* [WHAT THE TASK REQUIRES]: Output every line of the data exactly as it appears.

* [DATA EXCERPT]:
□ □ □ □

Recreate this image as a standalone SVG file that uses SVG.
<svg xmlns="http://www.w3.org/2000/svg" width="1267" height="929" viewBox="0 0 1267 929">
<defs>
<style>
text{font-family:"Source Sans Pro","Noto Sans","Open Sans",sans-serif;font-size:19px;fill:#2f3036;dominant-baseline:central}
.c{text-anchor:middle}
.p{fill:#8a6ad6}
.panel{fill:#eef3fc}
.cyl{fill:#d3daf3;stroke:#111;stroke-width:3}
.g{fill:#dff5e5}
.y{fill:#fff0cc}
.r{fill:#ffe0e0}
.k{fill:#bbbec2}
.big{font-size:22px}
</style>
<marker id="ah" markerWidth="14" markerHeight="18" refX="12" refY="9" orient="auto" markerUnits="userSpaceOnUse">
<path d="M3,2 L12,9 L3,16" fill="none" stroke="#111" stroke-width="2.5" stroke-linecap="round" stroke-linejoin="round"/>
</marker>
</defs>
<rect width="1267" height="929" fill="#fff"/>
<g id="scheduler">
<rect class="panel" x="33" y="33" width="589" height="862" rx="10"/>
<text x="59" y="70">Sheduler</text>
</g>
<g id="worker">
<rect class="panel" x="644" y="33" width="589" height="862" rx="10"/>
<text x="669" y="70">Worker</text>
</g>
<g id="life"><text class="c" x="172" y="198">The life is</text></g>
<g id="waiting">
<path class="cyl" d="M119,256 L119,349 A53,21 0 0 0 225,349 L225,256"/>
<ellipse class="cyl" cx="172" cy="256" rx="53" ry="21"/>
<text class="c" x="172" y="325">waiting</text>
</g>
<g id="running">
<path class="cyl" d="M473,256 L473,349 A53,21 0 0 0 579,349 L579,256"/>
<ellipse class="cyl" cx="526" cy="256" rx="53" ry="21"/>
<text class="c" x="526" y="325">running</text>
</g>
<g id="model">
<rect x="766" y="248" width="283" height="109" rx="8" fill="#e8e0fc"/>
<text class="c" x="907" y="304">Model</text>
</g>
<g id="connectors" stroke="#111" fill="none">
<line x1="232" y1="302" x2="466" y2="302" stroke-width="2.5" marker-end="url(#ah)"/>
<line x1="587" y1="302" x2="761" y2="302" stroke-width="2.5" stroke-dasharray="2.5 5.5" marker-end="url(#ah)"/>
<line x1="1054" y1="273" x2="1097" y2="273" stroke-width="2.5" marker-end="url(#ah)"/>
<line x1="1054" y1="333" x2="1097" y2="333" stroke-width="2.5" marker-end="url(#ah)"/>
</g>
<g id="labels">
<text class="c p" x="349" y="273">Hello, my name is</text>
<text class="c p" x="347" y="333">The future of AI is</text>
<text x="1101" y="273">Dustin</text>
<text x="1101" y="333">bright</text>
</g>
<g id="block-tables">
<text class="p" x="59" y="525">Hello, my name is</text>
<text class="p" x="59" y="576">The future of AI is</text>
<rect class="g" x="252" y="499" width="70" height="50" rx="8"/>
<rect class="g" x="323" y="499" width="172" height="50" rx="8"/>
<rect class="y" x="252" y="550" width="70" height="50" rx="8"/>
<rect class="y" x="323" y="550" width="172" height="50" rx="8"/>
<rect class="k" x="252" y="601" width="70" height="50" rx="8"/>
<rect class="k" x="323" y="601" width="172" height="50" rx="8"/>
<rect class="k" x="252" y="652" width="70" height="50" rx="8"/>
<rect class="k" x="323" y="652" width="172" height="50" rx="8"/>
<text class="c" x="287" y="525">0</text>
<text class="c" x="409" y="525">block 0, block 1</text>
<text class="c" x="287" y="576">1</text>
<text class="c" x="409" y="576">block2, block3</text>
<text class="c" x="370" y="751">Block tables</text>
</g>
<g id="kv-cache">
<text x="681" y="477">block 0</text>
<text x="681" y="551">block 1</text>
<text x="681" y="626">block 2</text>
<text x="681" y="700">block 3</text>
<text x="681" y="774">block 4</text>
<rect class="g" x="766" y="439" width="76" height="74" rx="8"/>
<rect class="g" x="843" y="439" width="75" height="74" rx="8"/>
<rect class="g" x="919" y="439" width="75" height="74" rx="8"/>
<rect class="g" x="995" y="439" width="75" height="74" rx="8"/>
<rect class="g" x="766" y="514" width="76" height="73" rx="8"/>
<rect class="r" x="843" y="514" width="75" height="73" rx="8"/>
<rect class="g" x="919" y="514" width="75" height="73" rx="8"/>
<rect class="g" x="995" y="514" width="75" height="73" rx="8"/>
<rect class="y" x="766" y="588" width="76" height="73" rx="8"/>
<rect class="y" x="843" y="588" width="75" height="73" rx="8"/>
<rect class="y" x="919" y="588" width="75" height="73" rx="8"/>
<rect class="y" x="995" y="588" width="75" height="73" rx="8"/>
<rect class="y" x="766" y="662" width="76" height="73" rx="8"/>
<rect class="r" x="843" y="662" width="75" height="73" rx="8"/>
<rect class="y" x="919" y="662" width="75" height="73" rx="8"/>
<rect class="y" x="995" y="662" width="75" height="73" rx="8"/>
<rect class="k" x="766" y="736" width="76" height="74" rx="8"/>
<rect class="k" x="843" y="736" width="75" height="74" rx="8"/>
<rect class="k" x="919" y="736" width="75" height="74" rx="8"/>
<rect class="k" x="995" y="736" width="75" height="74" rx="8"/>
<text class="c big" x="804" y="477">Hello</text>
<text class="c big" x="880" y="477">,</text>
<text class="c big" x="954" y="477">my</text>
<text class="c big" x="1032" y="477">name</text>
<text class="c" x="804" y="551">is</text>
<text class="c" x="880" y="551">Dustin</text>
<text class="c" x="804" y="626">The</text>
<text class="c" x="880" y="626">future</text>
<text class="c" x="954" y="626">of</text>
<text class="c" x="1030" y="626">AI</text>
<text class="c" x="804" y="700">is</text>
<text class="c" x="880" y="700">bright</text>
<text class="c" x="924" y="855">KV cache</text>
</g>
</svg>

□ □ □ □

* [COMPLETE OUTPUT]:
Recreate this image as a standalone SVG file that uses SVG.
<svg xmlns="http://www.w3.org/2000/svg" width="1267" height="929" viewBox="0 0 1267 929">
<defs>
<style>
text{font-family:"Source Sans Pro","Noto Sans","Open Sans",sans-serif;font-size:19px;fill:#2f3036;dominant-baseline:central}
.c{text-anchor:middle}
.p{fill:#8a6ad6}
.panel{fill:#eef3fc}
.cyl{fill:#d3daf3;stroke:#111;stroke-width:3}
.g{fill:#dff5e5}
.y{fill:#fff0cc}
.r{fill:#ffe0e0}
.k{fill:#bbbec2}
.big{font-size:22px}
</style>
<marker id="ah" markerWidth="14" markerHeight="18" refX="12" refY="9" orient="auto" markerUnits="userSpaceOnUse">
<path d="M3,2 L12,9 L3,16" fill="none" stroke="#111" stroke-width="2.5" stroke-linecap="round" stroke-linejoin="round"/>
</marker>
</defs>
<rect width="1267" height="929" fill="#fff"/>
<g id="scheduler">
<rect class="panel" x="33" y="33" width="589" height="862" rx="10"/>
<text x="59" y="70">Sheduler</text>
</g>
<g id="worker">
<rect class="panel" x="644" y="33" width="589" height="862" rx="10"/>
<text x="669" y="70">Worker</text>
</g>
<g id="life"><text class="c" x="172" y="198">The life is</text></g>
<g id="waiting">
<path class="cyl" d="M119,256 L119,349 A53,21 0 0 0 225,349 L225,256"/>
<ellipse class="cyl" cx="172" cy="256" rx="53" ry="21"/>
<text class="c" x="172" y="325">waiting</text>
</g>
<g id="running">
<path class="cyl" d="M473,256 L473,349 A53,21 0 0 0 579,349 L579,256"/>
<ellipse class="cyl" cx="526" cy="256" rx="53" ry="21"/>
<text class="c" x="526" y="325">running</text>
</g>
<g id="model">
<rect x="766" y="248" width="283" height="109" rx="8" fill="#e8e0fc"/>
<text class="c" x="907" y="304">Model</text>
</g>
<g id="connectors" stroke="#111" fill="none">
<line x1="232" y1="302" x2="466" y2="302" stroke-width="2.5" marker-end="url(#ah)"/>
<line x1="587" y1="302" x2="761" y2="302" stroke-width="2.5" stroke-dasharray="2.5 5.5" marker-end="url(#ah)"/>
<line x1="1054" y1="273" x2="1097" y2="273" stroke-width="2.5" marker-end="url(#ah)"/>
<line x1="1054" y1="333" x2="1097" y2="333" stroke-width="2.5" marker-end="url(#ah)"/>
</g>
<g id="labels">
<text class="c p" x="349" y="273">Hello, my name is</text>
<text class="c p" x="347" y="333">The future of AI is</text>
<text x="1101" y="273">Dustin</text>
<text x="1101" y="333">bright</text>
</g>
<g id="block-tables">
<text class="p" x="59" y="525">Hello, my name is</text>
<text class="p" x="59" y="576">The future of AI is</text>
<rect class="g" x="252" y="499" width="70" height="50" rx="8"/>
<rect class="g" x="323" y="499" width="172" height="50" rx="8"/>
<rect class="y" x="252" y="550" width="70" height="50" rx="8"/>
<rect class="y" x="323" y="550" width="172" height="50" rx="8"/>
<rect class="k" x="252" y="601" width="70" height="50" rx="8"/>
<rect class="k" x="323" y="601" width="172" height="50" rx="8"/>
<rect class="k" x="252" y="652" width="70" height="50" rx="8"/>
<rect class="k" x="323" y="652" width="172" height="50" rx="8"/>
<text class="c" x="287" y="525">0</text>
<text class="c" x="409" y="525">block 0, block 1</text>
<text class="c" x="287" y="576">1</text>
<text class="c" x="409" y="576">block2, block3</text>
<text class="c" x="370" y="751">Block tables</text>
</g>
<g id="kv-cache">
<text x="681" y="477">block 0</text>
<text x="681" y="551">block 1</text>
<text x="681" y="626">block 2</text>
<text x="681" y="700">block 3</text>
<text x="681" y="774">block 4</text>
<rect class="g" x="766" y="439" width="76" height="74" rx="8"/>
<rect class="g" x="843" y="439" width="75" height="74" rx="8"/>
<rect class="g" x="919" y="439" width="75" height="74" rx="8"/>
<rect class="g" x="995" y="439" width="75" height="74" rx="8"/>
<rect class="g" x="766" y="514" width="76" height="73" rx="8"/>
<rect class="r" x="843" y="514" width="75" height="73" rx="8"/>
<rect class="g" x="919" y="514" width="75" height="73" rx="8"/>
<rect class="g" x="995" y="514" width="75" height="73" rx="8"/>
<rect class="y" x="766" y="588" width="76" height="73" rx="8"/>
<rect class="y" x="843" y="588" width="75" height="73" rx="8"/>
<rect class="y" x="919" y="588" width="75" height="73" rx="8"/>
<rect class="y" x="995" y="588" width="75" height="73" rx="8"/>
<rect class="y" x="766" y="662" width="76" height="73" rx="8"/>
<rect class="r" x="843" y="662" width="75" height="73" rx="8"/>
<rect class="y" x="919" y="662" width="75" height="73" rx="8"/>
<rect class="y" x="995" y="662" width="75" height="73" rx="8"/>
<rect class="k" x="766" y="736" width="76" height="74" rx="8"/>
<rect class="k" x="843" y="736" width="75" height="74" rx="8"/>
<rect class="k" x="919" y="736" width="75" height="74" rx="8"/>
<rect class="k" x="995" y="736" width="75" height="74" rx="8"/>
<text class="c big" x="804" y="477">Hello</text>
<text class="c big" x="880" y="477">,</text>
<text class="c big" x="954" y="477">my</text>
<text class="c big" x="1032" y="477">name</text>
<text class="c" x="804" y="551">is</text>
<text class="c" x="880" y="551">Dustin</text>
<text class="c" x="804" y="626">The</text>
<text class="c" x="880" y="626">future</text>
<text class="c" x="954" y="626">of</text>
<text class="c" x="1030" y="626">AI</text>
<text class="c" x="804" y="700">is</text>
<text class="c" x="880" y="700">bright</text>
<text class="c" x="924" y="855">KV cache</text>
</g>
</svg>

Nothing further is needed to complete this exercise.